>>>>>

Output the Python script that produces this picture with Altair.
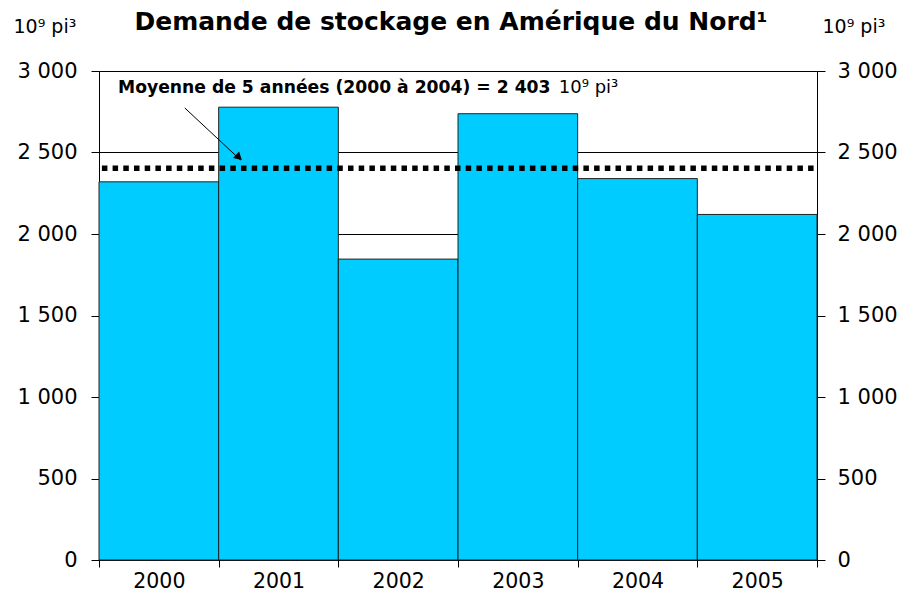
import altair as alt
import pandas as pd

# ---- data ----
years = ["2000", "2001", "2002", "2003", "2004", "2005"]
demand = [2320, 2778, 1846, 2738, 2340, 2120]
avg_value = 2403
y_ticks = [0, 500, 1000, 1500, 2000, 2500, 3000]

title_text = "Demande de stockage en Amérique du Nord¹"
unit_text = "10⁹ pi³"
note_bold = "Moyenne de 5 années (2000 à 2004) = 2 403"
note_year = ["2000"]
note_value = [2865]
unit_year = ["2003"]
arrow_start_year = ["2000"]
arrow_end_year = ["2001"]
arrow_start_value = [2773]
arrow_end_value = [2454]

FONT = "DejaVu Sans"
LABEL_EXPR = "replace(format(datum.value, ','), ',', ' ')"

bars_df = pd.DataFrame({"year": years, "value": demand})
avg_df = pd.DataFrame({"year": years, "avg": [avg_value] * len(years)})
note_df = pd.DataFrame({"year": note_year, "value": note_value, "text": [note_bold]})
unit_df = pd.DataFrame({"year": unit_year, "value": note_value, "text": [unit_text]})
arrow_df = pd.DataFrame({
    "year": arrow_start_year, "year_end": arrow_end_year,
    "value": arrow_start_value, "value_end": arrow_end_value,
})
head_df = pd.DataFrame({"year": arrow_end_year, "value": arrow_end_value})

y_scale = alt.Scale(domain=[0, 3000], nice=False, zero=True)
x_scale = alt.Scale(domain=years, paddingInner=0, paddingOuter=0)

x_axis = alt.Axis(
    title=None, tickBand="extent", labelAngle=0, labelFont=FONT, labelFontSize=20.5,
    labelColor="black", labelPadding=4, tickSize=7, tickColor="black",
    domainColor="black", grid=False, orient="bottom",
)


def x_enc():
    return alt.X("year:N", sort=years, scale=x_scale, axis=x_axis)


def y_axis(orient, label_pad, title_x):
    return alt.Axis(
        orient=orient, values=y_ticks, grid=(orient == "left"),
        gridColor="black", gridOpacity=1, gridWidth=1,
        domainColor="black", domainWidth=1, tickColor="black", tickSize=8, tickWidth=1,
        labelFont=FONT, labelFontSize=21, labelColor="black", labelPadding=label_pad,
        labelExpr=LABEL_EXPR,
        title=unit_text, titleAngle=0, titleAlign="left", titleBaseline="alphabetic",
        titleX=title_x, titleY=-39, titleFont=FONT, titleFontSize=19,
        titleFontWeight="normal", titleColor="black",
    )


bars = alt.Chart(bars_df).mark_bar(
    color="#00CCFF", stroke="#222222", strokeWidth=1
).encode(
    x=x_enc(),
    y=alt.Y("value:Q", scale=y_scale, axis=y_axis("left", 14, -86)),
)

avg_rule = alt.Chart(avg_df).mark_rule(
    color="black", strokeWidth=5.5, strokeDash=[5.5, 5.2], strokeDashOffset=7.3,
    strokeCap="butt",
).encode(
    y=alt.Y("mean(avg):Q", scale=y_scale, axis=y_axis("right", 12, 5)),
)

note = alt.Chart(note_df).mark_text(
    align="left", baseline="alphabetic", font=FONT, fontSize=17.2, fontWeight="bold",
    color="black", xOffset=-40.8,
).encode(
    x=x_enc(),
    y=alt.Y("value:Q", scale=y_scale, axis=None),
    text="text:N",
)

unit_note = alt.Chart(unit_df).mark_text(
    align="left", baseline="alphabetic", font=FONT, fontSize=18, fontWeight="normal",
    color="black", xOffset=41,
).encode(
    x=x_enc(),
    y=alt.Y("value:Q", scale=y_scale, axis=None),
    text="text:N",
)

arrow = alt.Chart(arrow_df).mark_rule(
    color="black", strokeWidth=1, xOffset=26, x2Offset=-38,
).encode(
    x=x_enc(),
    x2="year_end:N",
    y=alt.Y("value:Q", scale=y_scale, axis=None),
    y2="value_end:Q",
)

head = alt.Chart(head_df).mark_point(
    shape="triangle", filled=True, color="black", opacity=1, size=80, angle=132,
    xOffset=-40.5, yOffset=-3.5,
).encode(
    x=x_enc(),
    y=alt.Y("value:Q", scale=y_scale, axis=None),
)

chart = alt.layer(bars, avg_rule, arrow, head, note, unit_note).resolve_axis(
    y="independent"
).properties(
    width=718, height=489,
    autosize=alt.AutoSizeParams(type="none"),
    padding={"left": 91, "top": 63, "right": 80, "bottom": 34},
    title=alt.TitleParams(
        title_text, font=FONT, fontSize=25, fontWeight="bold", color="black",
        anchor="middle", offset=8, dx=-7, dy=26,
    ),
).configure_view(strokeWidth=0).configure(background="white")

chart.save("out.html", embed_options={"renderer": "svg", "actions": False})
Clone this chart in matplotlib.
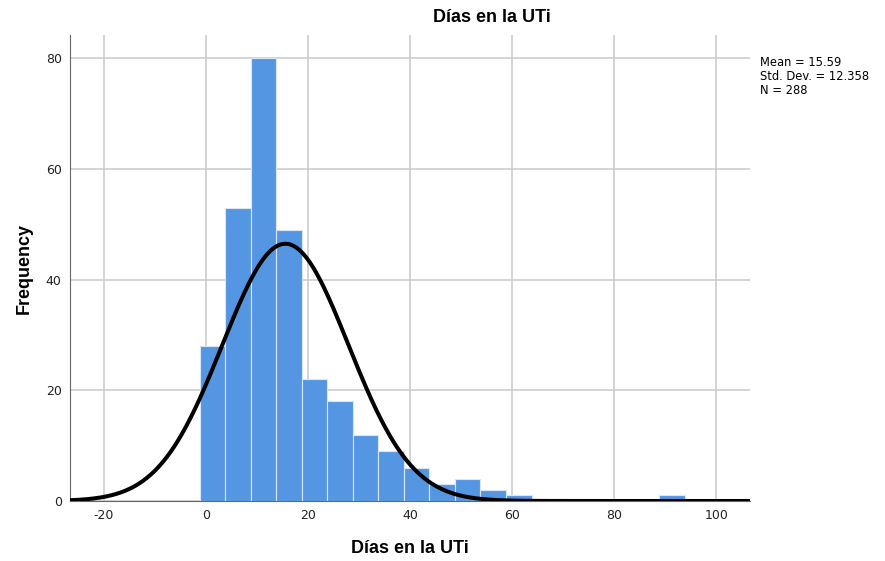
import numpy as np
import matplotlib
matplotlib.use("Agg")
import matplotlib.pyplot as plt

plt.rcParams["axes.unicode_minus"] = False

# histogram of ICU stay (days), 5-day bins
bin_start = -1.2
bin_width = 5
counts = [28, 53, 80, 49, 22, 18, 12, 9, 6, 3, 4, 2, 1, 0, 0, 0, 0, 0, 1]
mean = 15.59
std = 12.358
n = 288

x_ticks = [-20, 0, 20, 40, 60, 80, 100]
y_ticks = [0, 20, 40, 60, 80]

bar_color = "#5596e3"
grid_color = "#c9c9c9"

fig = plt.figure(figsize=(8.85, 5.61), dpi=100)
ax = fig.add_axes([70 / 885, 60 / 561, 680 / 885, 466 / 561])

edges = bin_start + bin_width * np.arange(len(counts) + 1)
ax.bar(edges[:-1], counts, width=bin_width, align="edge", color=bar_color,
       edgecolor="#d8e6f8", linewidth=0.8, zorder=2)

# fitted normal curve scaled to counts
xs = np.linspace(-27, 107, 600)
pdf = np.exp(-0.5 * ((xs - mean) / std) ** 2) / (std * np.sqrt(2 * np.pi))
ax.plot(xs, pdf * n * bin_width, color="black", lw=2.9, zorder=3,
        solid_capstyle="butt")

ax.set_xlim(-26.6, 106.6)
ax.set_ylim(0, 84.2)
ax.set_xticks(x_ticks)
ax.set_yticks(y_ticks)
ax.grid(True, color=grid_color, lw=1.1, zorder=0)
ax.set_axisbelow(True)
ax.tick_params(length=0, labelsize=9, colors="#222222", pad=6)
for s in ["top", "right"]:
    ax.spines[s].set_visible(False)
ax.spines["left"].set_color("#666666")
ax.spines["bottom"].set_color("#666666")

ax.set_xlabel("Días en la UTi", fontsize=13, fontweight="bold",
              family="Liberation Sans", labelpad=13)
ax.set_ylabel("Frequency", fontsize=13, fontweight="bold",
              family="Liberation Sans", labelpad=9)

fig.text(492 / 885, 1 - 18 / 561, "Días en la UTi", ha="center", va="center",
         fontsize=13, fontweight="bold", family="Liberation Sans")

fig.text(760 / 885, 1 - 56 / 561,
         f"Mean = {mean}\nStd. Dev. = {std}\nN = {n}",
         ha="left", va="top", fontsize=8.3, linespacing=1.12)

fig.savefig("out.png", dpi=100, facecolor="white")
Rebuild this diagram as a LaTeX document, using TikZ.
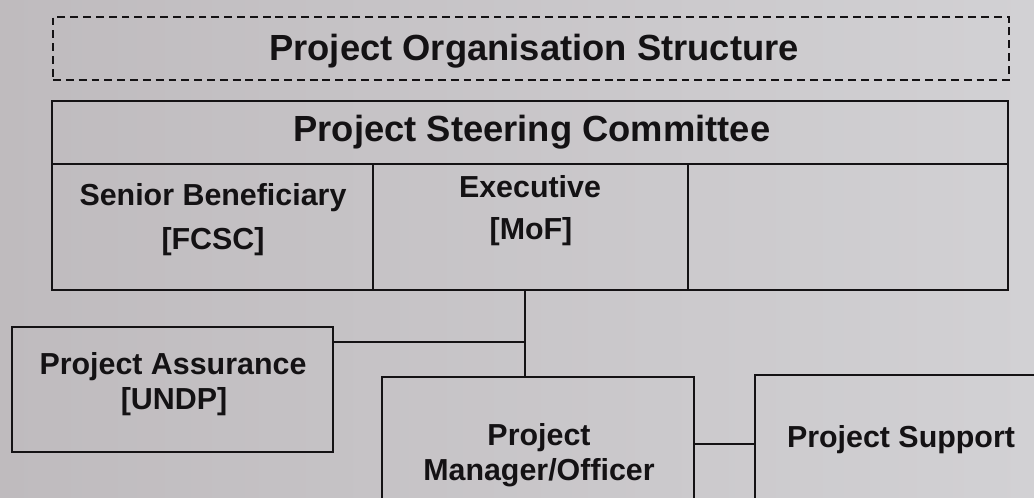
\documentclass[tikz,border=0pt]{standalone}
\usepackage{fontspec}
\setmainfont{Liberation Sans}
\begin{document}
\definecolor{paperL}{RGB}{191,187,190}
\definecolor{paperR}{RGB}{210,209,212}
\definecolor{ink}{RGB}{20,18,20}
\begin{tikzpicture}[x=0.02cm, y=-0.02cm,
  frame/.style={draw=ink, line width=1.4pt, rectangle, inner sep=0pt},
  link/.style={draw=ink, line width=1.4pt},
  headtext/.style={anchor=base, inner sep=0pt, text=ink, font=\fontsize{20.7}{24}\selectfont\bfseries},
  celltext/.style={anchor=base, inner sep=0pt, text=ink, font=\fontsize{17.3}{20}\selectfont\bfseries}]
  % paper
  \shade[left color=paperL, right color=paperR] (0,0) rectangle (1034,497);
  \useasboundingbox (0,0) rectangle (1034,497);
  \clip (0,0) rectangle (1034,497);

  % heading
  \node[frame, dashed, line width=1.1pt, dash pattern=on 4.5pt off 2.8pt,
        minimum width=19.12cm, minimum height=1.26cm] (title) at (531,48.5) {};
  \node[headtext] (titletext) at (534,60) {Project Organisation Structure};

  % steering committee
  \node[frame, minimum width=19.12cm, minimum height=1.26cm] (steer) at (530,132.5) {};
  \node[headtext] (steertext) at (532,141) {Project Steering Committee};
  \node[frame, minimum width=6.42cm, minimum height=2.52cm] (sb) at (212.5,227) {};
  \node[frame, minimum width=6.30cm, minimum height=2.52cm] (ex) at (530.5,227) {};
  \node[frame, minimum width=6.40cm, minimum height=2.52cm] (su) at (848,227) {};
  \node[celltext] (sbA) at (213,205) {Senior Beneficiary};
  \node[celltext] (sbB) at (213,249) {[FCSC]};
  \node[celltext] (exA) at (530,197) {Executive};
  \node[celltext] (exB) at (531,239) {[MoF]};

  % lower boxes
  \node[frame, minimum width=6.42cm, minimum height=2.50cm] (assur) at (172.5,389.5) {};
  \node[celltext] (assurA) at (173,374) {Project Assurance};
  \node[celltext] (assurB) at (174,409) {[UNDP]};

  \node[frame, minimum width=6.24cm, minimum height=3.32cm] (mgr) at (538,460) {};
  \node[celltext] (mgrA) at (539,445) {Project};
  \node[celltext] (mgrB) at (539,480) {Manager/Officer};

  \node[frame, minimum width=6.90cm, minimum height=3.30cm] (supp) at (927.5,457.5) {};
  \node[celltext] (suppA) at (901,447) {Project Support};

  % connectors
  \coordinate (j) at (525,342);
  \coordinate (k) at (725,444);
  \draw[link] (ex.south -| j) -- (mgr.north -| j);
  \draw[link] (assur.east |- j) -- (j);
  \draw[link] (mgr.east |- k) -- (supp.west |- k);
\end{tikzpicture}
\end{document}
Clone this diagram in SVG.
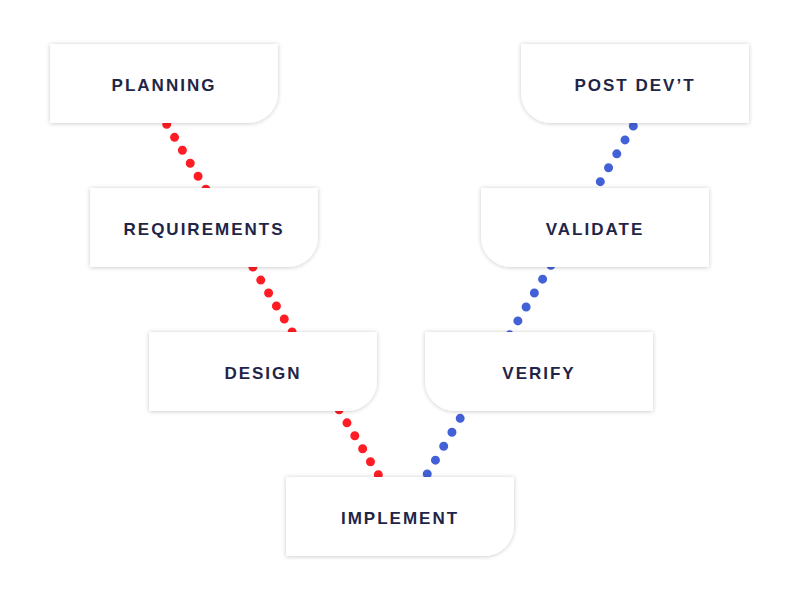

<<<<<

» Exercise
Tally every line of the data that holds the word "matplotlib" and write the count alone.

» The reply
4